Jahrelang hat Maloney die Nato und kanadische Truppen in Afghanistan beraten. Vergebens: „Was wir in diesen Tagen in Afghanistan erleben, ist kein Taliban-Blitzkrieg. Das ist das Ergebnis jahrelanger Verhandlungen mit Stammesältesten, religiösen Führern und dem pakistanischen Geheimdienst.“ Wichtige Stämme, die sich den Taliban hätten entgegenstellen können, verhielten sich jetzt neutral. „Das war nur durch lange Verhandlungen zu erreichen“, sagt der Historiker. Er wirft den US-geführten Truppen vor, nicht bemerkt zu haben, dass vor allem in der Region um Kandahar die von der Nato trainierten Einheiten der afghanischen Polizei und Armee „abschmolzen und die Seiten wechselten“.

Der Westen war nie ein Gewinner

Dies ist eine Kerbe, in die auch der Afghanistan-Kenner Anthony Cordesman schlägt. „Zwei Jahrzehnte lang haben westliche Politiker und Kommandeure das komplexe Geflecht aus Stämmen und Islam am Hindukusch nicht verstanden“, sagt der Amerikaner. „Vor allem nicht, dass die paschtunischen Stämme immer die Gewinner unterstützen. Oder die, die wie Gewinner aussehen – und der Westen war nie Gewinner in Afghanistan.“ Einer der Stämme, die gerade nur zuschauen, sind die Popalzai, zu dem der frühere afghanische Präsident Hamid Karzai gehört – lange Zeit im Westen als Heilsgestalt hofiert.

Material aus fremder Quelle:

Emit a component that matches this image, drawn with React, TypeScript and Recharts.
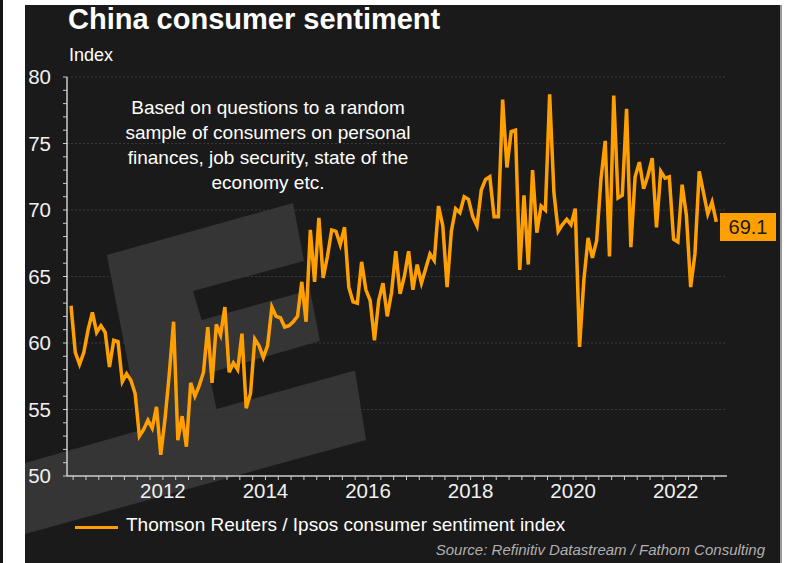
import React from 'react';
import { LineChart, Line, XAxis, YAxis, ReferenceLine } from 'recharts';

// monthly readings, Mar 2010 .. Oct 2022
const sentiment = [
  62.8, 59.3, 58.4, 59.3, 61.0, 62.3, 60.8, 61.3, 60.8, 58.2,
  60.2, 60.1, 57.1, 57.7, 57.2, 56.2, 53.0, 53.5, 54.2, 53.6,
  55.2, 51.6, 54.3, 57.7, 61.6, 52.7, 54.5, 52.2, 57.0, 56.0,
  56.8, 57.8, 61.2, 57.0, 61.4, 60.6, 62.7, 57.8, 58.5, 58.0,
  60.7, 55.1, 56.2, 60.3, 59.8, 58.9, 59.8, 62.7, 62.0, 61.9,
  61.2, 61.3, 61.6, 62.0, 64.6, 61.6, 68.5, 64.6, 69.4, 64.9,
  66.5, 68.5, 68.4, 67.4, 68.7, 64.2, 63.1, 63.0, 66.1, 64.0,
  63.2, 60.2, 63.2, 64.5, 62.0, 63.8, 66.9, 63.7, 65.0, 66.9,
  64.0, 65.9, 64.5, 65.6, 66.7, 66.2, 70.3, 68.8, 64.2, 68.4,
  70.1, 69.8, 71.0, 70.8, 69.5, 68.8, 71.5, 72.3, 72.5, 69.5,
  69.5, 78.3, 73.2, 75.9, 76.0, 65.5, 71.1, 65.9, 73.0, 68.3,
  70.3, 70.0, 78.7, 71.3, 68.4, 68.9, 69.3, 68.9, 70.1, 59.7,
  64.7, 67.9, 66.4, 67.7, 72.3, 75.2, 66.5, 78.6, 70.9, 71.1,
  77.6, 67.2, 72.5, 73.6, 71.6, 72.6, 73.9, 68.7, 72.9, 72.4,
  72.5, 67.8, 67.6, 71.9, 69.6, 64.2, 66.7, 72.9, 71.3, 69.7,
  70.6, 69.1,
];

const yTicks = Array.from({ length: 31 }, (_, i) => 50 + i);
const gridValues = [55, 60, 65, 70, 75, 80];
const xTicks = Array.from({ length: 51 }, (_, i) => 2010.25 + i * 0.25);

// first reading is March 2010, plotted mid-month
const data = sentiment.map((value, i) => ({ t: 2010 + (i + 2.5) / 12, value }));
const lastValue = sentiment[sentiment.length - 1];

const FONT = '"Liberation Sans", Arial, sans-serif';
const ORANGE = '#ffa000';

const watermark =
  '106.8,255 293,203 304,261 193,291 201.7,320 310,290 320,341 209,373 216.5,409 355,370.5 366,440 25,534 25,463 141,430';

export default function App() {
  return (
    <div style={{ position: 'absolute', left: 0, top: 0, width: 793, height: 563, background: '#ffffff', overflow: 'hidden', fontFamily: FONT }}>
      <div style={{ position: 'absolute', left: 0, top: 0, width: 3, height: 563, background: '#141414' }} />
      <div style={{ position: 'absolute', left: 25, top: 5, width: 755, height: 558, background: '#1a1a1a' }} />
      <div style={{ position: 'absolute', left: 780, top: 5, width: 2, height: 558, background: '#9a9a9a' }} />
      <svg width={793} height={563} style={{ position: 'absolute', left: 0, top: 0 }}>
        <polygon points={watermark} fill="#353535" />
      </svg>

      <div style={{ position: 'absolute', left: 68, top: 5, fontSize: 29, fontWeight: 700, color: '#ffffff', lineHeight: 1, whiteSpace: 'nowrap' }}>
        China consumer sentiment
      </div>
      <div style={{ position: 'absolute', left: 69, top: 46, fontSize: 18, color: '#ffffff', lineHeight: 1 }}>Index</div>

      <div style={{ position: 'absolute', left: 0, top: 0 }}>
        <LineChart width={793} height={563} data={data} margin={{ top: 77, right: 66, bottom: 57, left: 0 }}>
          {gridValues.map((g) => (
            <ReferenceLine key={g} y={g} stroke="#3a3a3a" strokeDasharray="2 2" />
          ))}
          <XAxis
            dataKey="t"
            type="number"
            domain={[2010.13, 2023]}
            ticks={xTicks}
            interval={0}
            height={30}
            tickFormatter={(v: number) => (Number.isInteger(v) && v % 2 === 0 ? String(v) : '')}
            tick={{ fill: '#f0f0f0', fontSize: 20.5, fontFamily: FONT }}
            tickSize={4}
            tickMargin={3}
            axisLine={{ stroke: '#cccccc', strokeWidth: 1.5 }}
            tickLine={{ stroke: '#cccccc' }}
          />
          <YAxis
            type="number"
            domain={[50, 80]}
            ticks={yTicks}
            interval={0}
            width={67}
            tickFormatter={(v: number) => (v % 5 === 0 ? String(v) : '')}
            tick={{ fill: '#f0f0f0', fontSize: 20.5, fontFamily: FONT }}
            tickSize={4}
            tickMargin={12}
            axisLine={{ stroke: '#cccccc', strokeWidth: 1.5 }}
            tickLine={{ stroke: '#cccccc' }}
          />
          <Line
            type="linear"
            dataKey="value"
            stroke={ORANGE}
            strokeWidth={3.5}
            dot={false}
            isAnimationActive={false}
          />
        </LineChart>
      </div>

      <div style={{ position: 'absolute', left: 98, top: 95, width: 340, textAlign: 'center', fontSize: 19, lineHeight: '25px', color: '#ffffff' }}>
        Based on questions to a random<br />
        sample of consumers on personal<br />
        finances, job security, state of the<br />
        economy etc.
      </div>

      <div style={{ position: 'absolute', left: 720, top: 213, width: 56, height: 28, background: ORANGE, color: '#1a1a1a', fontSize: 20, lineHeight: '28px', textAlign: 'center' }}>
        {lastValue.toFixed(1)}
      </div>

      <div style={{ position: 'absolute', left: 75, top: 526, width: 43, height: 3, background: ORANGE }} />
      <div style={{ position: 'absolute', left: 126, top: 515, fontSize: 19, lineHeight: 1, color: '#ffffff', whiteSpace: 'nowrap' }}>
        Thomson Reuters / Ipsos consumer sentiment index
      </div>
      <div style={{ position: 'absolute', right: 28, top: 542, fontSize: 15, fontStyle: 'italic', lineHeight: 1, color: '#b0b0b0', whiteSpace: 'nowrap' }}>
        Source: Refinitiv Datastream / Fathom Consulting
      </div>
    </div>
  );
}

Man habe den Gesprächen zwischen der aktuellen afghanischen Regierung und den Taliban seit Monaten tatenlos zugeschaut, „wohlwissend, dass es den Gotteskriegern nur darum ging, Zeit bis zum Abzug der westlichen Truppen zu gewinnen“. Cordesman schaut besorgt in die Zukunft: Afghanistan werde nun wieder ein Hort des islamisch motivierten Terrorismus.